Aim of the exercise: Omit all images, then repeat exactly the lines below from the one containing "Output the Python" through the one containing "ax = fig.add_axes([0.1417, 0.0845, 0.8493, 0.86])", both ends included.

Given records:

--

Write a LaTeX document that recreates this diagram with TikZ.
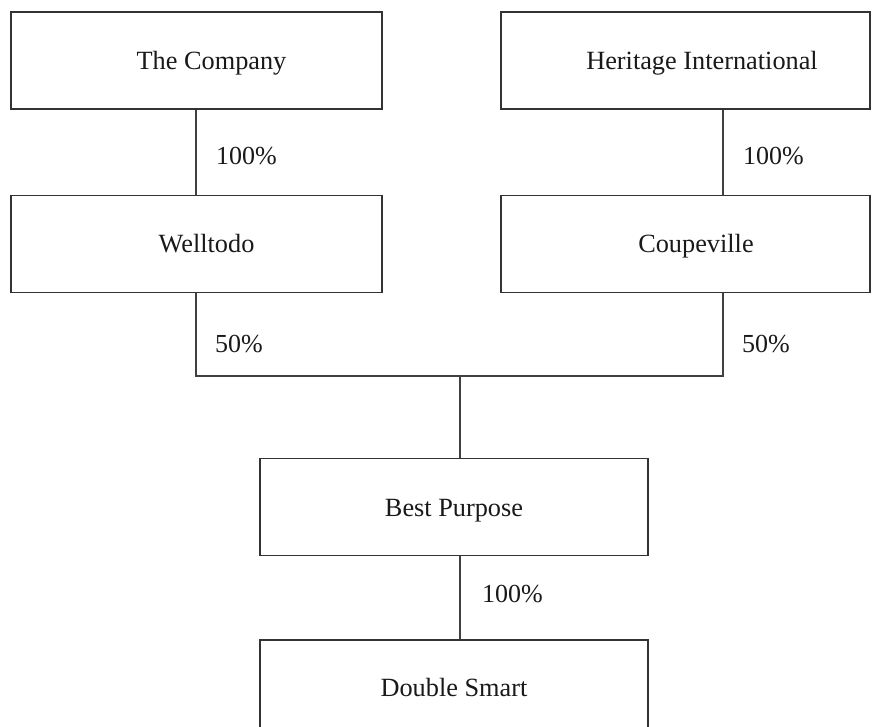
\documentclass[tikz,border=0pt]{standalone}
\usepackage{fontspec}
\setmainfont{Liberation Serif}
\begin{document}
\begin{tikzpicture}[x=1pt,y=-1pt,
  ent/.style={draw=black!80, line width=1.2pt, minimum height=97pt, inner sep=0pt},
  txt/.style={anchor=base, inner sep=0pt, text=black!90, font=\fontsize{26.3}{30}\selectfont},
  conn/.style={draw=black!75, line width=1.2pt},
  pct/.style={anchor=west, inner sep=0pt, text=black!90, font=\fontsize{26}{30}\selectfont}]
\useasboundingbox (0,0) rectangle (880,727);
\clip (0,0) rectangle (880,727);
\node[ent, minimum width=371pt] (company) at (196.5,60.5) {};
\node[ent, minimum width=369pt] (heritage) at (685.5,60.5) {};
\node[ent, minimum width=371pt] (welltodo) at (196.5,244) {};
\node[ent, minimum width=369pt] (coupe) at (685.5,244) {};
\node[ent, minimum width=388pt] (best) at (454,507) {};
\node[ent, minimum width=388pt, minimum height=120pt] (double) at (454,700) {};
\node[txt] (companyt) at (211.5,69.5) {The Company};
\node[txt] (heritaget) at (702,69.5) {Heritage International};
\node[txt] (welltodot) at (206.5,253) {Welltodo};
\node[txt] (coupet) at (696,253) {Coupeville};
\node[txt] (bestt) at (454,516) {Best Purpose};
\node[txt] (doublet) at (454,696) {Double Smart};
\coordinate (lx) at (196,0);
\coordinate (rx) at (723,0);
\coordinate (mx) at (460,0);
\coordinate (jl) at (196,376);
\coordinate (jr) at (723,376);
\coordinate (jm) at (460,376);
\draw[conn] (company.south -| lx) -- (welltodo.north -| lx);
\draw[conn] (heritage.south -| rx) -- (coupe.north -| rx);
\draw[conn] (welltodo.south -| lx) -- (jl) -- (jr) -- (coupe.south -| rx);
\draw[conn] (jm) -- (best.north -| mx);
\draw[conn] (best.south -| mx) -- (double.north -| mx);
\node[pct] (p1) at (216,156) {100\%};
\node[pct] (p2) at (743,156) {100\%};
\node[pct] (p3) at (215,344) {50\%};
\node[pct] (p4) at (742,344) {50\%};
\node[pct] (p5) at (482,594) {100\%};
\end{tikzpicture}
\end{document}
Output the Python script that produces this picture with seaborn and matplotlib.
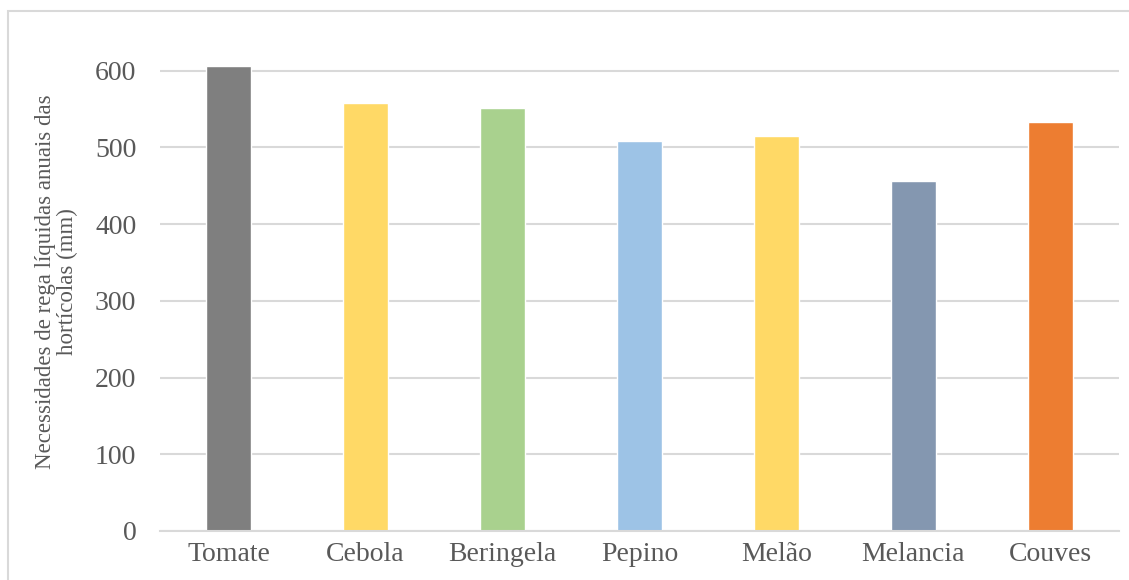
import pandas as pd
import seaborn as sns
import matplotlib.pyplot as plt
from matplotlib.patches import Rectangle

# dados (mm)
culturas = ["Tomate", "Cebola", "Beringela", "Pepino", "Melão", "Melancia", "Couves"]
necessidades = [606, 558, 551, 508, 515, 456, 533]
cores = ["#7f7f7f", "#ffd966", "#a9d18e", "#9dc3e6", "#ffd966", "#8497b0", "#ed7d31"]

df = pd.DataFrame({"cultura": culturas, "valor": necessidades})

sns.set_style("white")
plt.rcParams["font.family"] = ["Liberation Serif", "DejaVu Serif"]

fig = plt.figure(figsize=(11.29, 5.8), dpi=100)
ax = fig.add_axes([0.1417, 0.0845, 0.8493, 0.86])

sns.barplot(data=df, x="cultura", y="valor", hue="cultura", palette=cores,
            width=0.33, legend=False, ax=ax, saturation=1)

ax.set_ylim(0, 650)
ax.set_xlim(-0.5, 6.5)
ax.set_yticks(range(0, 700, 100))
ax.yaxis.grid(True, color="#d9d9d9", linewidth=1.5)
ax.set_axisbelow(True)
for s in ["top", "right", "left"]:
    ax.spines[s].set_visible(False)
ax.spines["bottom"].set_color("#d9d9d9")
ax.spines["bottom"].set_linewidth(1.5)
ax.tick_params(axis="both", length=0, labelsize=20, colors="#595959")
ax.tick_params(axis="x", pad=8)
ax.tick_params(axis="y", pad=17)
ax.set_xlabel("")
ax.set_ylabel("Necessidades de rega líquidas anuais das\nhortícolas (mm)",
              fontsize=16.5, color="#595959", labelpad=12, linespacing=1.05)

# moldura do gráfico
fig.patches.append(Rectangle((0.007, -0.05), 1.05, 1.031, transform=fig.transFigure,
                             fill=False, edgecolor="#d9d9d9", linewidth=1.5))

plt.savefig("out.png", dpi=100)
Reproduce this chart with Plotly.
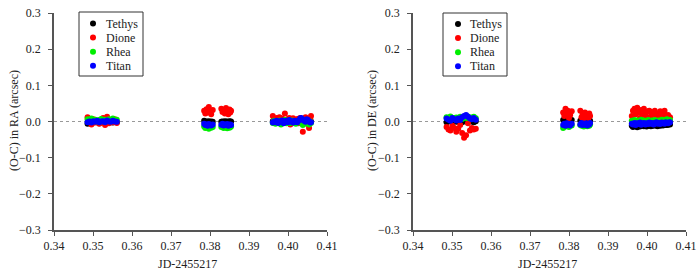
import plotly.graph_objects as go

# Observation times (JD-2455217)
times = [0.3486, 0.3491, 0.3496, 0.3501, 0.3506, 0.3511, 0.3516, 0.3521, 0.3526, 0.3531, 0.3536, 0.3541, 0.3546, 0.3551, 0.3556, 0.3561,
         0.3785, 0.3788, 0.3791, 0.3794, 0.3797, 0.3800, 0.3803, 0.3807,
         0.3829, 0.3832, 0.3835, 0.3838, 0.3841, 0.3844, 0.3847, 0.3850, 0.3852, 0.3854,
         0.3961, 0.3964, 0.3968, 0.3971, 0.3975, 0.3978, 0.3982, 0.3985, 0.3989, 0.3992, 0.3996, 0.3999, 0.4003, 0.4006, 0.4010,
         0.4013, 0.4017, 0.4020, 0.4024, 0.4027, 0.4031, 0.4034, 0.4038, 0.4041, 0.4045, 0.4048, 0.4051, 0.4054, 0.4057, 0.4059]

moons = ["Tethys", "Dione", "Rhea", "Titan"]
colors = ["#000000", "#ff0000", "#00ee00", "#0000ff"]

# O-C in RA (arcsec)
tethys_ra = [-0.006, -0.004, -0.002, -0.003, 0.001, -0.002, -0.005, 0.000, -0.003, -0.001, -0.004, 0.001, -0.002, -0.003, 0.000, -0.002,
             0.002, -0.001, 0.000, -0.003, 0.001, -0.002, 0.000, -0.001,
             -0.001, 0.000, -0.002, 0.001, -0.001, 0.000, -0.002, 0.001, -0.001, 0.000,
             0.001, -0.002, 0.000, -0.003, 0.002, -0.001, 0.000, -0.002, 0.001, -0.004, 0.000, 0.002, -0.001, 0.000, -0.003,
             0.001, 0.000, -0.002, 0.002, -0.001, 0.000, -0.003, 0.001, 0.002, -0.002, 0.000, -0.001, 0.001, -0.002, 0.000]
dione_ra = [0.012, 0.004, -0.008, 0.006, -0.003, 0.002, -0.006, 0.005, 0.010, -0.010, 0.013, -0.005, 0.003, -0.002, 0.006, -0.004,
            0.030, 0.022, 0.034, 0.025, 0.040, 0.028, 0.020, 0.032,
            0.035, 0.026, 0.031, 0.022, 0.037, 0.028, 0.020, 0.033, 0.025, 0.030,
            0.015, 0.005, -0.004, 0.010, 0.002, 0.012, -0.006, 0.008, 0.003, 0.022, -0.002, 0.006, 0.010, -0.008, 0.004,
            0.009, -0.004, 0.002, 0.007, -0.005, 0.010, 0.003, -0.028, 0.006, 0.012, -0.006, 0.004, -0.018, 0.008, 0.015]
rhea_ra = [0.006, 0.003, 0.008, 0.002, 0.005, 0.000, 0.004, 0.007, 0.001, 0.005, 0.003, 0.006, 0.002, 0.008, 0.004, 0.005,
           -0.014, -0.018, -0.012, -0.016, -0.020, -0.013, -0.017, -0.015,
           -0.015, -0.012, -0.018, -0.014, -0.016, -0.019, -0.013, -0.017, -0.015, -0.014,
           -0.004, 0.002, -0.006, 0.000, -0.003, 0.003, -0.008, 0.001, -0.002, 0.004, -0.005, 0.000, 0.002, -0.004, 0.003,
           -0.001, 0.001, -0.006, 0.000, 0.002, -0.003, 0.004, -0.010, -0.002, 0.001, -0.005, 0.003, -0.008, 0.000, -0.004]
titan_ra = [-0.002, 0.000, -0.003, 0.001, -0.001, 0.002, -0.002, 0.000, 0.001, -0.002, 0.003, 0.000, -0.001, 0.002, 0.000, -0.001,
            -0.006, -0.010, -0.008, -0.012, -0.007, -0.009, -0.011, -0.008,
            -0.009, -0.006, -0.011, -0.008, -0.010, -0.007, -0.012, -0.009, -0.008, -0.010,
            -0.003, 0.000, -0.002, 0.002, -0.004, 0.001, -0.001, 0.003, -0.005, 0.000, 0.002, -0.002, 0.004, -0.001, 0.001,
            -0.003, 0.002, 0.000, -0.002, 0.003, 0.008, 0.010, 0.005, 0.002, -0.001, 0.006, 0.004, 0.000, -0.003, -0.002]

# O-C in DE (arcsec)
tethys_de = [-0.002, 0.000, 0.002, -0.003, 0.001, -0.001, 0.000, 0.002, -0.002, 0.001, 0.000, -0.001, 0.002, 0.000, -0.002, 0.001,
             0.004, 0.002, 0.005, 0.001, 0.003, 0.000, 0.002, 0.004,
             0.002, 0.000, 0.003, 0.001, -0.001, 0.002, 0.000, 0.003, 0.001, 0.002,
             -0.012, -0.015, -0.010, -0.013, -0.016, -0.011, -0.014, -0.012, -0.010, -0.013, -0.011, -0.014, -0.012, -0.010, -0.013,
             -0.011, -0.012, -0.009, -0.011, -0.013, -0.010, -0.012, -0.009, -0.011, -0.010, -0.008, -0.010, -0.009, -0.007, -0.008]
dione_de = [-0.015, -0.022, -0.025, -0.012, -0.018, -0.028, -0.020, -0.010, -0.032, -0.045, -0.038, -0.005, -0.025, -0.018, -0.022, -0.020,
            0.025, 0.015, 0.035, 0.020, 0.030, 0.010, 0.018, 0.028,
            0.030, 0.012, 0.020, 0.008, 0.025, 0.015, 0.018, 0.010, 0.022, 0.015,
            0.015, 0.030, 0.035, 0.020, 0.038, 0.025, 0.010, 0.032, 0.018, 0.035, 0.022, 0.012, 0.028, 0.030, 0.015,
            0.025, 0.020, 0.030, 0.010, 0.022, 0.018, 0.028, 0.012, 0.020, 0.030, 0.015, 0.010, 0.018, 0.008, 0.012]
rhea_de = [0.012, 0.008, 0.014, 0.010, 0.006, 0.011, 0.009, 0.013, 0.007, 0.012, 0.010, 0.014, 0.008, 0.011, 0.013, 0.009,
           -0.018, -0.010, -0.014, -0.008, -0.012, -0.015, -0.009, -0.011,
           -0.010, -0.012, -0.008, -0.014, -0.011, -0.009, -0.013, -0.010, -0.012, -0.008,
           0.002, -0.002, 0.004, 0.000, 0.003, -0.001, 0.002, 0.005, 0.000, 0.003, -0.002, 0.001, 0.004, 0.002, 0.000,
           0.003, 0.001, 0.004, -0.001, 0.002, 0.003, 0.000, 0.005, 0.002, 0.004, 0.001, 0.006, 0.003, 0.002, 0.004]
titan_de = [0.008, 0.005, 0.002, 0.010, 0.006, 0.003, 0.008, 0.004, 0.012, 0.015, 0.018, 0.013, 0.009, 0.006, 0.010, 0.005,
            -0.010, -0.006, -0.012, -0.005, -0.009, -0.007, -0.011, -0.006,
            -0.008, -0.004, -0.010, -0.006, -0.009, -0.005, -0.011, -0.007, -0.008, -0.004,
            -0.006, -0.008, -0.004, -0.010, -0.005, -0.007, -0.003, -0.009, -0.006, -0.004, -0.008, -0.005, -0.007, -0.003, -0.006,
            -0.004, -0.008, -0.005, -0.002, -0.006, -0.004, -0.007, -0.003, -0.005, -0.006, -0.002, -0.004, -0.005, -0.003, -0.002]

ra_series = [tethys_ra, dione_ra, rhea_ra, titan_ra]
de_series = [tethys_de, dione_de, rhea_de, titan_de]

x_ticks = [0.34, 0.35, 0.36, 0.37, 0.38, 0.39, 0.40, 0.41]
y_ticks = [-0.3, -0.2, -0.1, 0.0, 0.1, 0.2, 0.3]
x_title = "JD-2455217"
y_titles = ["(O-C) in RA (arcsec)", "(O-C) in DE (arcsec)"]

FONT = "Liberation Serif"
AX = "#555555"
TXT = "#222222"
W, H = 700, 271

fig = go.Figure()
for name, col, vals in zip(moons, colors, ra_series):
    fig.add_trace(go.Scatter(x=times, y=vals, mode="markers", name=name, showlegend=False,
                             marker=dict(color=col, size=6, line=dict(width=0)),
                             xaxis="x", yaxis="y"))
for name, col, vals in zip(moons, colors, de_series):
    fig.add_trace(go.Scatter(x=times, y=vals, mode="markers", name=name, showlegend=False,
                             marker=dict(color=col, size=6, line=dict(width=0)),
                             xaxis="x2", yaxis="y2"))


def xax(domain, anchor):
    return dict(domain=domain, anchor=anchor, range=[0.34, 0.41], tickvals=x_ticks,
                tickformat=".2f", showgrid=False, zeroline=False, showline=True, automargin=False,
                linecolor=AX, linewidth=1.5, ticks="outside", ticklen=4, tickcolor=AX,
                tickwidth=1, tickfont=dict(family=FONT, size=12, color=TXT))


def yax(domain, anchor):
    return dict(domain=domain, anchor=anchor, range=[-0.3, 0.3], tickvals=y_ticks,
                tickformat=".1f", showgrid=False, zeroline=False, showline=True, automargin=False,
                linecolor=AX, linewidth=1.5, ticks="outside", ticklen=4, tickcolor=AX,
                tickwidth=1, ticklabelstandoff=5,
                tickfont=dict(family=FONT, size=12, color=TXT))


shapes = []
annotations = []

# Axis titles placed as text annotations
for cx, cy in ((187, 264), (547, 264)):
    annotations.append(dict(xref="paper", yref="paper", x=cx / W, y=1 - cy / H, text=x_title,
                            showarrow=False, xanchor="center", yanchor="middle",
                            font=dict(family=FONT, size=12, color=TXT)))
for (cx, cy), t in zip(((14, 121), (372, 121)), y_titles):
    annotations.append(dict(xref="paper", yref="paper", x=cx / W, y=1 - cy / H, text=t,
                            showarrow=False, xanchor="center", yanchor="middle", textangle=-90,
                            font=dict(family=FONT, size=12, color=TXT)))

# Hand-drawn legend boxes (paper pixel layout)
legend_layouts = [
    # box x0, x1, y0, y1, marker x, text x, first row y, row step
    (79, 143, 12, 76, 93, 104, 23.5, 14.1),
    (443, 507, 13, 76, 458, 468, 24.0, 14.1),
]
for (bx0, bx1, by0, by1, mx, tx, ry0, rstep) in legend_layouts:
    shapes.append(dict(type="rect", xref="paper", yref="paper",
                       x0=bx0 / W, x1=bx1 / W, y0=1 - by0 / H, y1=1 - by1 / H,
                       line=dict(color="#333333", width=1), fillcolor="white", layer="above"))
    for i, (name, col) in enumerate(zip(moons, colors)):
        ry = ry0 + i * rstep
        shapes.append(dict(type="circle", xref="paper", yref="paper",
                           x0=(mx - 3) / W, x1=(mx + 3) / W, y0=1 - (ry - 3) / H, y1=1 - (ry + 3) / H,
                           line=dict(width=0), fillcolor=col, layer="above"))
        annotations.append(dict(xref="paper", yref="paper", x=tx / W, y=1 - ry / H,
                                xanchor="left", yanchor="middle", showarrow=False, text=name,
                                font=dict(family=FONT, size=12, color=TXT)))

for xr, yr in (("x", "y"), ("x2", "y2")):
    shapes.append(dict(type="line", xref=xr, yref=yr, x0=0.34, x1=0.41, y0=0, y1=0,
                       line=dict(color="#999999", width=1, dash="dot"), layer="below"))

ydom = [41 / H, 258 / H]
fig.update_layout(
    width=W, height=H,
    margin=dict(l=0, r=0, t=0, b=0, autoexpand=False),
    paper_bgcolor="white", plot_bgcolor="white",
    showlegend=False,
    xaxis=xax([54 / W, 327 / W], "y"),
    yaxis=yax(ydom, "x"),
    xaxis2=xax([413 / W, 686 / W], "y2"),
    yaxis2=yax(ydom, "x2"),
    shapes=shapes,
    annotations=annotations,
)

fig.write_html("out.html", config={"displayModeBar": False},
               post_script="document.body.style.margin='0';document.body.style.padding='0';")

--

Expected output:
Output the Python script that produces this picture with seaborn and matplotlib.
import pandas as pd
import seaborn as sns
import matplotlib.pyplot as plt
from matplotlib.patches import Rectangle

# dados (mm)
culturas = ["Tomate", "Cebola", "Beringela", "Pepino", "Melão", "Melancia", "Couves"]
necessidades = [606, 558, 551, 508, 515, 456, 533]
cores = ["#7f7f7f", "#ffd966", "#a9d18e", "#9dc3e6", "#ffd966", "#8497b0", "#ed7d31"]

df = pd.DataFrame({"cultura": culturas, "valor": necessidades})

sns.set_style("white")
plt.rcParams["font.family"] = ["Liberation Serif", "DejaVu Serif"]

fig = plt.figure(figsize=(11.29, 5.8), dpi=100)
ax = fig.add_axes([0.1417, 0.0845, 0.8493, 0.86])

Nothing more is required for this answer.